Extract every record, exactly as written, and ignore the pictures.

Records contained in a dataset
========
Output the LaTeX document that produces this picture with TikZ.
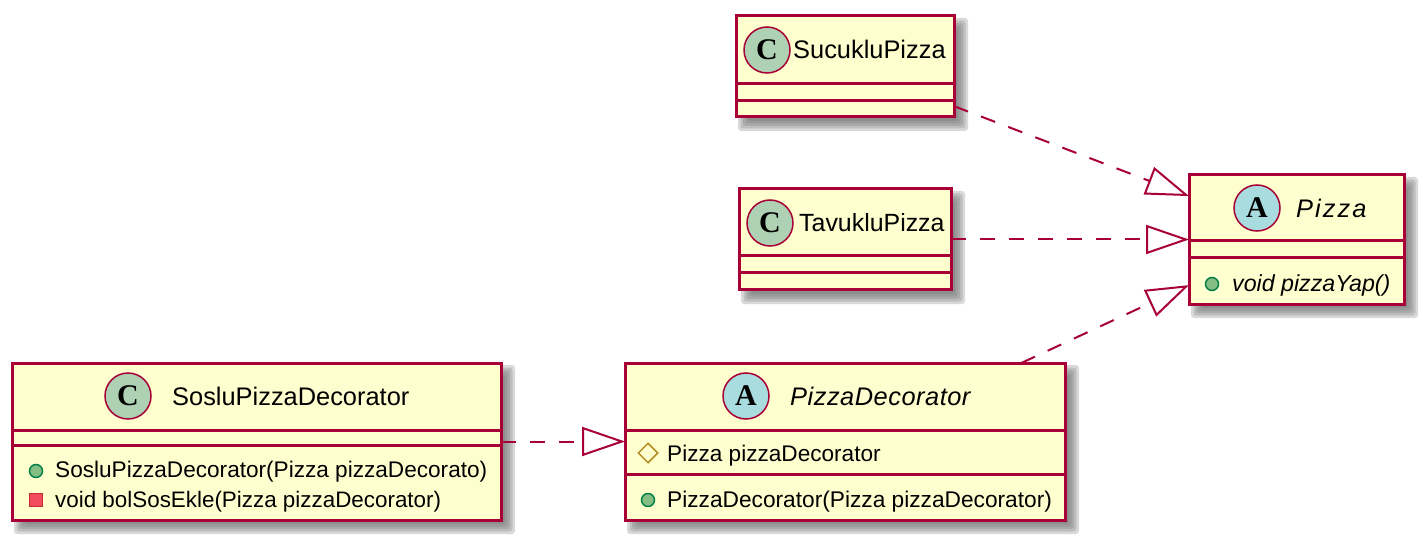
\documentclass[tikz,border=0pt]{standalone}
\usepackage{fontspec}
\setmainfont{Liberation Sans}
\newfontfamily\spotfont{Liberation Serif}
\usetikzlibrary{arrows.meta,shapes.geometric}
\definecolor{umlline}{HTML}{A80036}
\definecolor{umlfill}{HTML}{FEFECE}
\definecolor{spotc}{HTML}{ADD1B2}
\definecolor{spota}{HTML}{A9DCDF}
\definecolor{iconpubf}{HTML}{84BE84}
\definecolor{iconpubd}{HTML}{038048}
\definecolor{iconprif}{HTML}{F24D5C}
\definecolor{iconprid}{HTML}{C82930}
\definecolor{iconpro}{HTML}{B38D22}
\definecolor{umlshadow}{HTML}{6E6E6E}
\tikzset{
  umlbox/.style={draw=umlline,fill=umlfill,line width=3pt,rectangle,inner sep=0pt,outer sep=0pt},
  umlsep/.style={draw=umlline,line width=3pt},
  umlrel/.style={draw=umlline,line width=2pt,dash pattern=on 15pt off 14pt,
    -{Triangle[open,length=43pt,width=29pt,line width=2pt,fill=white]}},
  spotcircle/.style={circle,draw=umlline,line width=1.5pt,minimum size=46pt,inner sep=0pt},
  spotletter/.style={font=\spotfont\bfseries\fontsize{30}{30}\selectfont,inner sep=0pt},
  classtitle/.style={anchor=base west,inner sep=0pt,font=\fontsize{25.4}{30}\selectfont},
  abstracttitle/.style={classtitle,font=\itshape\fontsize{25.4}{30}\selectfont\addfontfeature{LetterSpace=2}},
  member/.style={anchor=base west,inner sep=0pt,font=\fontsize{22.6}{27}\selectfont},
  abstractmember/.style={member,font=\itshape\fontsize{23.2}{27}\selectfont},
  pubicon/.style={circle,draw=iconpubd,fill=iconpubf,line width=1.5pt,minimum size=13pt,inner sep=0pt},
  priicon/.style={rectangle,draw=iconprid,fill=iconprif,line width=1.5pt,minimum size=13pt,inner sep=0pt},
  proicon/.style={diamond,draw=iconpro,line width=1.5pt,minimum size=20pt,inner sep=0pt,aspect=1},
}
% name, x1, y1, x2, y2, sep1, sep2
\newcommand{\umlclass}[7]{%
  \pgfmathsetmacro{\bw}{#4-#2}\pgfmathsetmacro{\bh}{#5-#3}%
  \foreach \d in {-4,-1.5,1,3.5,6}{%
    \fill[umlshadow,opacity=0.26,rounded corners=3pt]
      ({#2+8-\d},{#3+8-\d}) rectangle ({#4+8+\d},{#5+8+\d});}%
  \node[umlbox,minimum width=\bw pt,minimum height=\bh pt] (#1) at ({(#2+#4)/2},{(#3+#5)/2}) {};%
  \draw[umlsep] (#2,#6) -- (#4,#6);
  \draw[umlsep] (#2,#7) -- (#4,#7);
}
\begin{document}
\begin{tikzpicture}[x=1pt,y=-1pt]
\useasboundingbox (0,0) rectangle (1425,540);

\umlclass{suc}{736}{16}{954}{117}{84}{101}
\umlclass{tav}{739}{189}{951}{290}{256}{273}
\umlclass{piz}{1189}{175}{1404}{304}{241}{258}
\umlclass{dec}{625}{363}{1065}{520}{430}{474}
\umlclass{sos}{12}{363}{501}{520}{430}{445}

\node[spotcircle,fill=spotc] (sucspot) at (767,50) {};
\node[spotletter] (sucC) at (767,50) {C};
\node[classtitle] (suctitle) at (793,59) {SucukluPizza};

\node[spotcircle,fill=spotc] (tavspot) at (770,223) {};
\node[spotletter] (tavC) at (770,223) {C};
\node[classtitle,font=\fontsize{24.9}{30}\selectfont] (tavtitle) at (799,232) {TavukluPizza};

\node[spotcircle,fill=spota] (pizspot) at (1257,208) {};
\node[spotletter] (pizA) at (1257,208) {A};
\node[abstracttitle,font=\itshape\fontsize{25.4}{30}\selectfont\addfontfeature{LetterSpace=8}] (piztitle) at (1296,218) {Pizza};
\node[pubicon] (pizi1) at (1212,284) {};
\node[abstractmember] (pizm1) at (1232,291) {void pizzaYap()};

\node[spotcircle,fill=spota] (decspot) at (746,396) {};
\node[spotletter] (decA) at (746,396) {A};
\node[abstracttitle] (dectitle) at (790,405) {PizzaDecorator};
\node[proicon] (deci1) at (648,453) {};
\node[member] (decm1) at (667,461) {Pizza pizzaDecorator};
\node[pubicon] (deci2) at (648,500) {};
\node[member,font=\fontsize{22.7}{27}\selectfont] (decm2) at (667,507) {PizzaDecorator(Pizza pizzaDecorator)};

\node[spotcircle,fill=spotc] (sosspot) at (128,396) {};
\node[spotletter] (sosC) at (128,396) {C};
\node[classtitle] (sostitle) at (172,405) {SosluPizzaDecorator};
\node[pubicon] (sosi1) at (36,471) {};
\node[member] (sosm1) at (55,477) {SosluPizzaDecorator(Pizza pizzaDecorato)};
\node[priicon] (sosi2) at (36,500) {};
\node[member,font=\fontsize{22.4}{27}\selectfont] (sosm2) at (55,507) {void bolSosEkle(Pizza pizzaDecorator)};

\draw[umlrel] (suc.-20.8) -- (piz.158.9);
\draw[umlrel] (tav.east) -- (piz.west);
\draw[umlrel] (dec.24) -- (piz.203.8);
\draw[umlrel] (sos.east) -- (dec.west);
\end{tikzpicture}
\end{document}
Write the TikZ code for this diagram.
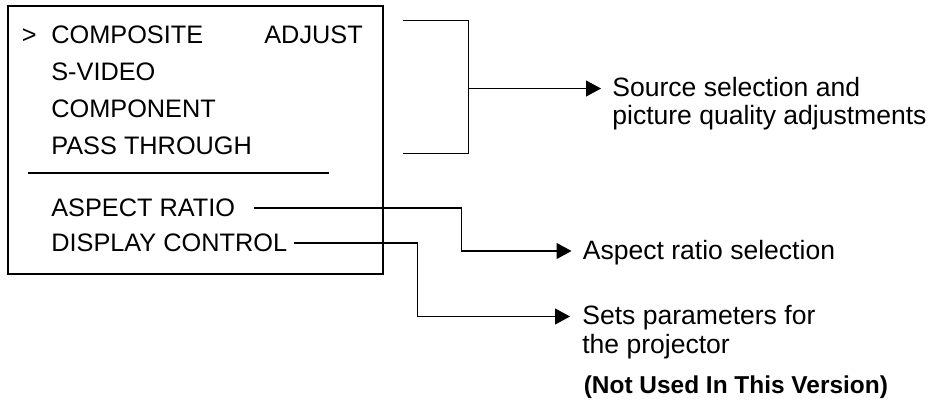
========
• TASK RESPONSE
Output the LaTeX document that produces this picture with TikZ.
\documentclass[tikz,border=0pt]{standalone}
\usepackage{fontspec}
\setmainfont{Liberation Sans}
\newfontfamily\spotfont{Liberation Serif}
\usetikzlibrary{arrows.meta,shapes.geometric}
\definecolor{umlline}{HTML}{A80036}
\definecolor{umlfill}{HTML}{FEFECE}
\definecolor{spotc}{HTML}{ADD1B2}
\definecolor{spota}{HTML}{A9DCDF}
\definecolor{iconpubf}{HTML}{84BE84}
\definecolor{iconpubd}{HTML}{038048}
\definecolor{iconprif}{HTML}{F24D5C}
\definecolor{iconprid}{HTML}{C82930}
\definecolor{iconpro}{HTML}{B38D22}
\definecolor{umlshadow}{HTML}{6E6E6E}
\tikzset{
  umlbox/.style={draw=umlline,fill=umlfill,line width=3pt,rectangle,inner sep=0pt,outer sep=0pt},
  umlsep/.style={draw=umlline,line width=3pt},
  umlrel/.style={draw=umlline,line width=2pt,dash pattern=on 15pt off 14pt,
    -{Triangle[open,length=43pt,width=29pt,line width=2pt,fill=white]}},
  spotcircle/.style={circle,draw=umlline,line width=1.5pt,minimum size=46pt,inner sep=0pt},
  spotletter/.style={font=\spotfont\bfseries\fontsize{30}{30}\selectfont,inner sep=0pt},
  classtitle/.style={anchor=base west,inner sep=0pt,font=\fontsize{25.4}{30}\selectfont},
  abstracttitle/.style={classtitle,font=\itshape\fontsize{25.4}{30}\selectfont\addfontfeature{LetterSpace=2}},
  member/.style={anchor=base west,inner sep=0pt,font=\fontsize{22.6}{27}\selectfont},
  abstractmember/.style={member,font=\itshape\fontsize{23.2}{27}\selectfont},
  pubicon/.style={circle,draw=iconpubd,fill=iconpubf,line width=1.5pt,minimum size=13pt,inner sep=0pt},
  priicon/.style={rectangle,draw=iconprid,fill=iconprif,line width=1.5pt,minimum size=13pt,inner sep=0pt},
  proicon/.style={diamond,draw=iconpro,line width=1.5pt,minimum size=20pt,inner sep=0pt,aspect=1},
}
% name, x1, y1, x2, y2, sep1, sep2
\newcommand{\umlclass}[7]{%
  \pgfmathsetmacro{\bw}{#4-#2}\pgfmathsetmacro{\bh}{#5-#3}%
  \foreach \d in {-4,-1.5,1,3.5,6}{%
    \fill[umlshadow,opacity=0.26,rounded corners=3pt]
      ({#2+8-\d},{#3+8-\d}) rectangle ({#4+8+\d},{#5+8+\d});}%
  \node[umlbox,minimum width=\bw pt,minimum height=\bh pt] (#1) at ({(#2+#4)/2},{(#3+#5)/2}) {};%
  \draw[umlsep] (#2,#6) -- (#4,#6);
  \draw[umlsep] (#2,#7) -- (#4,#7);
}
\begin{document}
\begin{tikzpicture}[x=1pt,y=-1pt]
\useasboundingbox (0,0) rectangle (1425,540);

\umlclass{suc}{736}{16}{954}{117}{84}{101}
\umlclass{tav}{739}{189}{951}{290}{256}{273}
\umlclass{piz}{1189}{175}{1404}{304}{241}{258}
\umlclass{dec}{625}{363}{1065}{520}{430}{474}
\umlclass{sos}{12}{363}{501}{520}{430}{445}

\node[spotcircle,fill=spotc] (sucspot) at (767,50) {};
\node[spotletter] (sucC) at (767,50) {C};
\node[classtitle] (suctitle) at (793,59) {SucukluPizza};

\node[spotcircle,fill=spotc] (tavspot) at (770,223) {};
\node[spotletter] (tavC) at (770,223) {C};
\node[classtitle,font=\fontsize{24.9}{30}\selectfont] (tavtitle) at (799,232) {TavukluPizza};

\node[spotcircle,fill=spota] (pizspot) at (1257,208) {};
\node[spotletter] (pizA) at (1257,208) {A};
\node[abstracttitle,font=\itshape\fontsize{25.4}{30}\selectfont\addfontfeature{LetterSpace=8}] (piztitle) at (1296,218) {Pizza};
\node[pubicon] (pizi1) at (1212,284) {};
\node[abstractmember] (pizm1) at (1232,291) {void pizzaYap()};

\node[spotcircle,fill=spota] (decspot) at (746,396) {};
\node[spotletter] (decA) at (746,396) {A};
\node[abstracttitle] (dectitle) at (790,405) {PizzaDecorator};
\node[proicon] (deci1) at (648,453) {};
\node[member] (decm1) at (667,461) {Pizza pizzaDecorator};
\node[pubicon] (deci2) at (648,500) {};
\node[member,font=\fontsize{22.7}{27}\selectfont] (decm2) at (667,507) {PizzaDecorator(Pizza pizzaDecorator)};

\node[spotcircle,fill=spotc] (sosspot) at (128,396) {};
\node[spotletter] (sosC) at (128,396) {C};
\node[classtitle] (sostitle) at (172,405) {SosluPizzaDecorator};
\node[pubicon] (sosi1) at (36,471) {};
\node[member] (sosm1) at (55,477) {SosluPizzaDecorator(Pizza pizzaDecorato)};
\node[priicon] (sosi2) at (36,500) {};
\node[member,font=\fontsize{22.4}{27}\selectfont] (sosm2) at (55,507) {void bolSosEkle(Pizza pizzaDecorator)};

\draw[umlrel] (suc.-20.8) -- (piz.158.9);
\draw[umlrel] (tav.east) -- (piz.west);
\draw[umlrel] (dec.24) -- (piz.203.8);
\draw[umlrel] (sos.east) -- (dec.west);
\end{tikzpicture}
\end{document}
Write the TikZ code for this diagram.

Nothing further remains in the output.